Seattle real estate startup Flyhomes is laying off employees for the second time in five months.
“Building the world’s best home buying and selling experience can only happen if we continue to adapt to the rapidly shifting market conditions, and take the necessary, albeit painful steps, to preserve capital through uncertain economic conditions to ensure the long term trajectory of the company,” the company wrote on LinkedIn. “The reality is, the housing sector is now in a recession, and the latest reports show that the market is expected to continue cooling for longer than anyone initially predicted.”
A spokesperson declined to provide details on the number of cuts or total headcount.
Real estate tech companies are looking to cut costs amid a slowing housing market and rising interest rates, as well as broader economic uncertainty. Redfin announced it was laying off 13% of its workforce Wednesday. Redfin CEO Glenn Kelman said the market in 2023 “is likely to be 30% smaller than it was in 2021.”

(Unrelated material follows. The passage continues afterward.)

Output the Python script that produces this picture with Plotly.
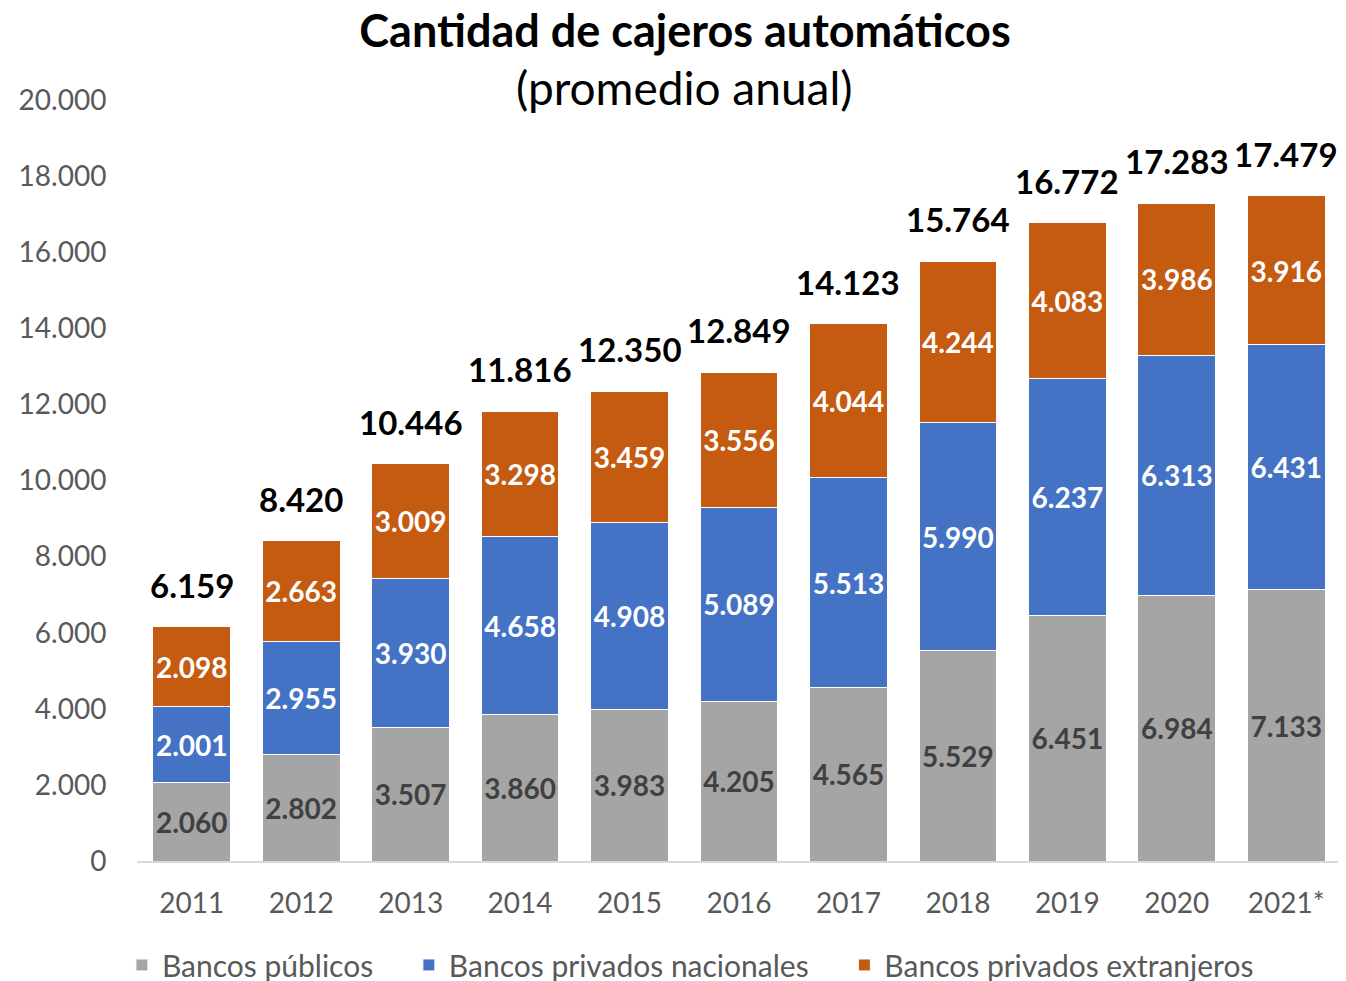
import plotly.graph_objects as go

years = ['2011', '2012', '2013', '2014', '2015', '2016', '2017', '2018', '2019', '2020', '2021*']
publicos = [2060, 2802, 3507, 3860, 3983, 4205, 4565, 5529, 6451, 6984, 7133]
nacionales = [2001, 2955, 3930, 4658, 4908, 5089, 5513, 5990, 6237, 6313, 6431]
extranjeros = [2098, 2663, 3009, 3298, 3459, 3556, 4044, 4244, 4083, 3986, 3916]
totales = [6159, 8420, 10446, 11816, 12350, 12849, 14123, 15764, 16772, 17283, 17479]

FONT = 'Lato'
PAD = '\u00a0' * 4
series = [
    ('Bancos públicos' + PAD, publicos, '#A5A5A5', '#404040'),
    ('Bancos privados nacionales' + PAD, nacionales, '#4472C4', 'white'),
    ('Bancos privados extranjeros', extranjeros, '#C55A11', 'white'),
]


def fmt(v):
    return f'{v:,}'.replace(',', '.')


fig = go.Figure()
for name, vals, color, txtcolor in series:
    fig.add_trace(go.Bar(
        x=years, y=vals, name=name,
        marker=dict(color=color, line=dict(color='white', width=1)),
        text=['<b>%s</b>' % fmt(v) for v in vals], textposition='inside',
        insidetextanchor='middle', textangle=0,
        textfont=dict(family=FONT, size=30, color=txtcolor),
    ))

# category axes take the serial index of each category
for i, t in enumerate(totales):
    fig.add_annotation(x=i, y=t, text='<b>%s</b>' % fmt(t),
                       showarrow=False, yanchor='bottom', yshift=20,
                       font=dict(family=FONT, size=33, color='black'))

fig.add_annotation(text='(promedio anual)', xref='paper', yref='paper',
                   x=0.455, y=1.0158, showarrow=False, yanchor='middle',
                   font=dict(family=FONT, size=46, color='black'))

fig.update_layout(
    width=1346, height=981,
    barmode='stack', bargap=0.29,
    separators=',.',
    plot_bgcolor='white', paper_bgcolor='white',
    margin=dict(l=129, r=13, t=92, b=128),
    title=dict(text='<b>Cantidad de cajeros automáticos</b>', x=0.503, xanchor='center',
               y=0.976, yanchor='middle', font=dict(family=FONT, size=45, color='black')),
    legend=dict(orientation='h', xref='container', yref='container', x=0.507, xanchor='center',
                y=0.0245, yanchor='middle', font=dict(family=FONT, size=30, color='#595959'),
                traceorder='normal'),
    font=dict(family=FONT),
)
fig.update_xaxes(type='category', range=[-0.5, len(years) - 0.5], automargin=False,
                 showline=True, linecolor='#D9D9D9', linewidth=2,
                 ticks='outside', ticklen=16, tickcolor='rgba(0,0,0,0)',
                 tickfont=dict(family=FONT, size=28, color='#595959'))
fig.update_yaxes(range=[0, 20000], dtick=2000, tickformat=',d', showgrid=False, automargin=False,
                 zeroline=False, ticks='outside', ticklen=24, tickcolor='rgba(0,0,0,0)',
                 tickfont=dict(family=FONT, size=28, color='#595959'))

fig.write_html('out.html')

Founded in 2016, Flyhomes helps people buy homes using a cash offer program which presents customers as the equivalent of cash buyers.
The startup also offers mortgage services and has a Buy Before You Sell program that helps sellers buy and move into their next home before selling their current property.
Flyhomes has helped customers buy more than $3 billion worth of homes.
The company is led by CEO and co-founder Tushar Garg. It has raised more than $200 million to date, including a $150 million Series C round raised in June 2021. Investors include Norwest Venture Partners, Battery Ventures, Fifth Wall, Camber Creek, Balyasny Asset Management, Andreessen Horowitz, Canvas Partners, and former Zillow Group CEO Spencer Rascoff.